--- Challenge ---
Starting at the line containing "Write the seaborn" and ending at the line containing "linewidth=0.8, ax=ax, zorder=3)", reproduce each line exactly as written, with both end lines included and all pictures omitted.

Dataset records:
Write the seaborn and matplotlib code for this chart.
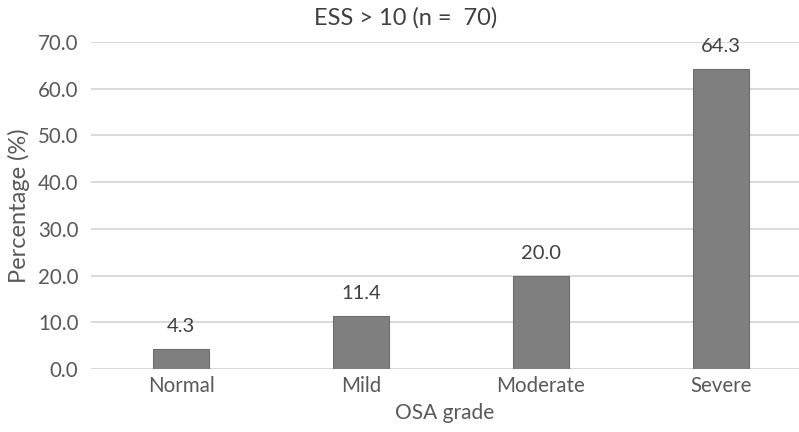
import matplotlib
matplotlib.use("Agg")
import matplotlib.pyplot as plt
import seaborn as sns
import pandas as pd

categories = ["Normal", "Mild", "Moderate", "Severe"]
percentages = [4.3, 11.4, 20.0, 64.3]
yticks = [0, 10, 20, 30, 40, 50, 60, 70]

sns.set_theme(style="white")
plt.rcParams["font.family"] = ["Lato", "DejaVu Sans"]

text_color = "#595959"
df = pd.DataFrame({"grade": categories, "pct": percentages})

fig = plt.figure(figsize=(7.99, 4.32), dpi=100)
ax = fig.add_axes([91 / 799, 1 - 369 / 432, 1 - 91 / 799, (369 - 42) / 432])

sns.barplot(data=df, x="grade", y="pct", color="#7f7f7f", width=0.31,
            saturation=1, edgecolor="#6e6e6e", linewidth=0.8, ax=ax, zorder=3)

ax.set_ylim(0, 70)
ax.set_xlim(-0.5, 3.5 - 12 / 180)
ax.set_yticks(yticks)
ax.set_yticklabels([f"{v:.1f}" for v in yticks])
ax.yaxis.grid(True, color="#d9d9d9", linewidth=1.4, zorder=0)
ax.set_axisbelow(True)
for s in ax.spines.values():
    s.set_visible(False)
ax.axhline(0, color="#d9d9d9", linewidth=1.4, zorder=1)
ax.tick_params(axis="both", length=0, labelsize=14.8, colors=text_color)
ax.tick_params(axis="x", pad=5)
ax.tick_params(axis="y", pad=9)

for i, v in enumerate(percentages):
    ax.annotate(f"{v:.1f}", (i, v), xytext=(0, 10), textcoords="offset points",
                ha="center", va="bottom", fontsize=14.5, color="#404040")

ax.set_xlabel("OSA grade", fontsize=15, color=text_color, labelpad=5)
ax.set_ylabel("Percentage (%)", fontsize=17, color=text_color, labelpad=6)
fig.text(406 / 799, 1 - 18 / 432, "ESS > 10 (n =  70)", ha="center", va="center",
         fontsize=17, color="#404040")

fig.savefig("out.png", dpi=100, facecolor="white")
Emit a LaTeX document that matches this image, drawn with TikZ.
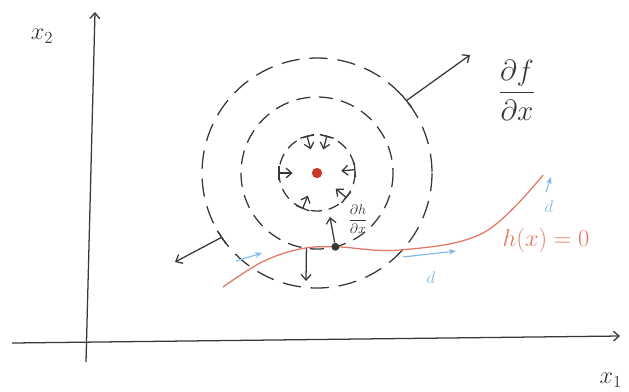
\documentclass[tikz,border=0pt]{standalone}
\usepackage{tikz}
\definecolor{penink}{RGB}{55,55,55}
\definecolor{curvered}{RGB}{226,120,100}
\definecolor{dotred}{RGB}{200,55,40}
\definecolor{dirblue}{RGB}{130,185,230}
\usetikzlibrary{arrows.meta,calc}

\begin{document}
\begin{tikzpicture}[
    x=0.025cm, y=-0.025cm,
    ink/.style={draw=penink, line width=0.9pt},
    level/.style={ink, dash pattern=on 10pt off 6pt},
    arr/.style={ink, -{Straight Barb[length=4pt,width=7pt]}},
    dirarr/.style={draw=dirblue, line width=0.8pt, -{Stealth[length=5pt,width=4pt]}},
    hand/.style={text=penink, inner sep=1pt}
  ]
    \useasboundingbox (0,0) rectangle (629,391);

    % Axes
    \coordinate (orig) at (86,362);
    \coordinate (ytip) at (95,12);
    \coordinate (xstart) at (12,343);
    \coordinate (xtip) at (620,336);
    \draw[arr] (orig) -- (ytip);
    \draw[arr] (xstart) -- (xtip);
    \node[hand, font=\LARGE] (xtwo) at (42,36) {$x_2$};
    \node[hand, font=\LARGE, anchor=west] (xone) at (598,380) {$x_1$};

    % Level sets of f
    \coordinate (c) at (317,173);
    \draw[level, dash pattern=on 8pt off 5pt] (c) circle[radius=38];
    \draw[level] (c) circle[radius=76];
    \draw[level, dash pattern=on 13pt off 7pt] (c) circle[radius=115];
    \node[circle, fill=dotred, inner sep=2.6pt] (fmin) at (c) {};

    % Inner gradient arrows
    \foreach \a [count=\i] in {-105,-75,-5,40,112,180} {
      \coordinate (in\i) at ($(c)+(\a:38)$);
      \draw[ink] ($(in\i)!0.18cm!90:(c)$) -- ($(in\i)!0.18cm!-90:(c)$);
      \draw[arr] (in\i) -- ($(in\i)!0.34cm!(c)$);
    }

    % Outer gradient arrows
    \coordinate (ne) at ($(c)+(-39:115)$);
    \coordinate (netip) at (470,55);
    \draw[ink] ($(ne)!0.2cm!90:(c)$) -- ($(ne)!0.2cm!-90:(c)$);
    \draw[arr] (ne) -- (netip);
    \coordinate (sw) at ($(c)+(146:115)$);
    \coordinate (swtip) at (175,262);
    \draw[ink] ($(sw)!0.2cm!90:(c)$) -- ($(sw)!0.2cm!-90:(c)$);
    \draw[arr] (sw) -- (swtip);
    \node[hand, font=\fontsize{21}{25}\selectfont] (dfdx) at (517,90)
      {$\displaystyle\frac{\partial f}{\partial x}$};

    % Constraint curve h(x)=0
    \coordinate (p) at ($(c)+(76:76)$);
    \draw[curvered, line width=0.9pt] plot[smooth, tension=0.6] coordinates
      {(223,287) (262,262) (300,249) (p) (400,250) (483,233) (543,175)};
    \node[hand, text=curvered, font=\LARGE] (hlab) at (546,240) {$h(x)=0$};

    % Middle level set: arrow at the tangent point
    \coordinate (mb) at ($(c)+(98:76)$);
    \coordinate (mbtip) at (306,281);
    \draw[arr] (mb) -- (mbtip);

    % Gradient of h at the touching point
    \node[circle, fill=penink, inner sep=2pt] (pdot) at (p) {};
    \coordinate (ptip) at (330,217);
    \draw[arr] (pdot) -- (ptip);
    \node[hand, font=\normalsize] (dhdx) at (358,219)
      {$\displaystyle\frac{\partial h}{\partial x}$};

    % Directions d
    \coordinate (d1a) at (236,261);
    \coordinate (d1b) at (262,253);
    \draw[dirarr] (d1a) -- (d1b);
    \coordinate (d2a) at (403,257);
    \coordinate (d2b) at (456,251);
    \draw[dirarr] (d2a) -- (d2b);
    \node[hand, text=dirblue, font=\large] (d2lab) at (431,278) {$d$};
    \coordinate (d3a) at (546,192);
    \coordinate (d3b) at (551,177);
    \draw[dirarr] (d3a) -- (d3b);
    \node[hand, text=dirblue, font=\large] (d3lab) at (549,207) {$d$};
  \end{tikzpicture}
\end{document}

* * *

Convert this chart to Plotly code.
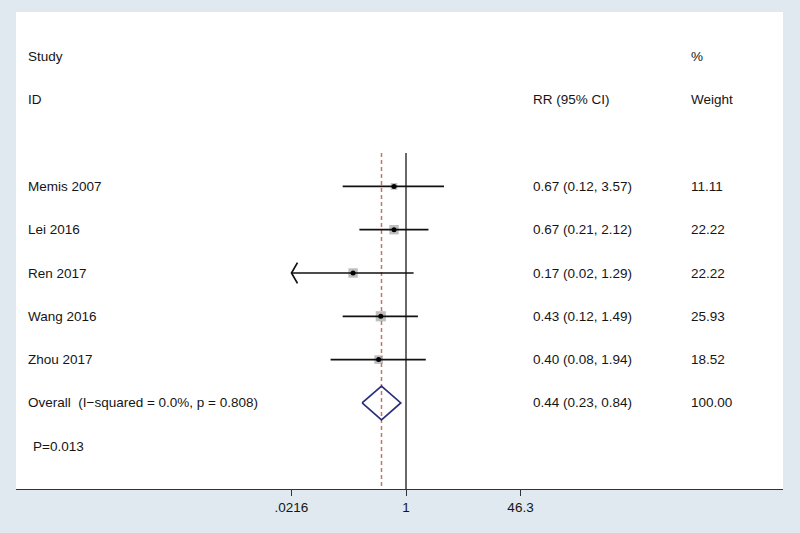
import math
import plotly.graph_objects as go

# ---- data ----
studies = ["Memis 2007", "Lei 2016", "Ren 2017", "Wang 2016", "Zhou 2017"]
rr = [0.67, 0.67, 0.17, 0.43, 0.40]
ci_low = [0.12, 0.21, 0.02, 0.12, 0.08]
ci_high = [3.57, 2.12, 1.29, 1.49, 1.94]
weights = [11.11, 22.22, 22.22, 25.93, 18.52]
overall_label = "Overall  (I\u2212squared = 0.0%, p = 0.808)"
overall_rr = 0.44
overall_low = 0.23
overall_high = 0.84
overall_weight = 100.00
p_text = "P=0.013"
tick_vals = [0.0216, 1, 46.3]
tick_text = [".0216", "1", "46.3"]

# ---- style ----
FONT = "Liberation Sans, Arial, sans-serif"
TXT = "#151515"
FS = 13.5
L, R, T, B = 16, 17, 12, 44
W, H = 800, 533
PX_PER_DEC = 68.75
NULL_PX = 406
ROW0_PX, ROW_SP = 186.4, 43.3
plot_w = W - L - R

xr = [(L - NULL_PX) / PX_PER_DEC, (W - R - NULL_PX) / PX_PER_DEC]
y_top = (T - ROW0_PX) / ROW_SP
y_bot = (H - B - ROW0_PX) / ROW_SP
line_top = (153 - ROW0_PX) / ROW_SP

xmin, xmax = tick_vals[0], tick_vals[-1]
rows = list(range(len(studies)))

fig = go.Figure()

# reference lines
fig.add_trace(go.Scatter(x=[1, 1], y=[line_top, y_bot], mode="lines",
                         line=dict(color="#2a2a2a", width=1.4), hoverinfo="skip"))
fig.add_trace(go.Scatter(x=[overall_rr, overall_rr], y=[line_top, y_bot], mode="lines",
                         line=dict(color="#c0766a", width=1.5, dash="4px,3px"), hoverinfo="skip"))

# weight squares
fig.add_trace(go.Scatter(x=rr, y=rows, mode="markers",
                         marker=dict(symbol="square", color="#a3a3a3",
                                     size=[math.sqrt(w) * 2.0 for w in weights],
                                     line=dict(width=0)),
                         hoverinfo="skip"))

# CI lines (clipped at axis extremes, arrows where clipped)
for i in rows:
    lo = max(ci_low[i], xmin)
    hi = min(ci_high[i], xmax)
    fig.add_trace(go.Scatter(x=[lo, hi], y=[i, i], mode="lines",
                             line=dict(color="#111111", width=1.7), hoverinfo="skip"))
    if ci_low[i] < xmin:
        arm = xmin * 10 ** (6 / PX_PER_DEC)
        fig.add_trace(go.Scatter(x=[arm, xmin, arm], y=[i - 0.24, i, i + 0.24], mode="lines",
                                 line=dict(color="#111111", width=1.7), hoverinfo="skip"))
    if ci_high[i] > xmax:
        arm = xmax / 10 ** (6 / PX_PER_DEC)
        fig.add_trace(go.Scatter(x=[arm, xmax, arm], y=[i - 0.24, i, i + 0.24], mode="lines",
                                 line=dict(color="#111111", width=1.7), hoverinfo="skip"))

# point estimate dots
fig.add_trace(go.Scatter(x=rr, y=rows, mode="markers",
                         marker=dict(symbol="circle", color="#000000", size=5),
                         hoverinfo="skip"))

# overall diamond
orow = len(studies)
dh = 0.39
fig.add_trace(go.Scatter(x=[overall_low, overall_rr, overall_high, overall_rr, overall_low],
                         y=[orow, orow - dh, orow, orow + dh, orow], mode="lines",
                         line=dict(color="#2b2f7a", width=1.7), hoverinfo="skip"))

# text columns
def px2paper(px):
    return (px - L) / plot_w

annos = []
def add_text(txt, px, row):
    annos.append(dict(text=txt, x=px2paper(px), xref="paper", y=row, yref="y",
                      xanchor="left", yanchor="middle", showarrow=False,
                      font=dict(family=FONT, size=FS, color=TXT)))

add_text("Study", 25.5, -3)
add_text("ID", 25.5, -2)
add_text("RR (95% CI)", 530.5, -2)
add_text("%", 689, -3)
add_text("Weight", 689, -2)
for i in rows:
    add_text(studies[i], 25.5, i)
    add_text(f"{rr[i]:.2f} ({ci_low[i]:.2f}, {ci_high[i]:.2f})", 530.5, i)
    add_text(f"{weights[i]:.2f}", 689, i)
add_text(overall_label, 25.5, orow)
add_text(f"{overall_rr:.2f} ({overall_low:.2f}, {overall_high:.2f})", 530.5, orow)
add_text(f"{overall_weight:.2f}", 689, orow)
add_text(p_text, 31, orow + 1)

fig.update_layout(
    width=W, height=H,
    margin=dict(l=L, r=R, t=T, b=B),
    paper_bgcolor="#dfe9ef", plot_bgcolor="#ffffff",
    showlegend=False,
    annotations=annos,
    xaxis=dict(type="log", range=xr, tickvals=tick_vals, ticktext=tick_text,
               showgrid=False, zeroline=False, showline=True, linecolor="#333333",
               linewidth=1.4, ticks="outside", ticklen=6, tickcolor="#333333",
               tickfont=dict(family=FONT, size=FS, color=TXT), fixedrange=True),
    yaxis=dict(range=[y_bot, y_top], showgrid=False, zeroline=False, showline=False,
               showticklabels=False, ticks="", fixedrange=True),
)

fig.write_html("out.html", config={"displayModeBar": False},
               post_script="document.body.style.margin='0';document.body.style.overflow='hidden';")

--- Response to the task ---
Write the seaborn and matplotlib code for this chart.
import matplotlib
matplotlib.use("Agg")
import matplotlib.pyplot as plt
import seaborn as sns
import pandas as pd

categories = ["Normal", "Mild", "Moderate", "Severe"]
percentages = [4.3, 11.4, 20.0, 64.3]
yticks = [0, 10, 20, 30, 40, 50, 60, 70]

sns.set_theme(style="white")
plt.rcParams["font.family"] = ["Lato", "DejaVu Sans"]

text_color = "#595959"
df = pd.DataFrame({"grade": categories, "pct": percentages})

fig = plt.figure(figsize=(7.99, 4.32), dpi=100)
ax = fig.add_axes([91 / 799, 1 - 369 / 432, 1 - 91 / 799, (369 - 42) / 432])

sns.barplot(data=df, x="grade", y="pct", color="#7f7f7f", width=0.31,
            saturation=1, edgecolor="#6e6e6e", linewidth=0.8, ax=ax, zorder=3)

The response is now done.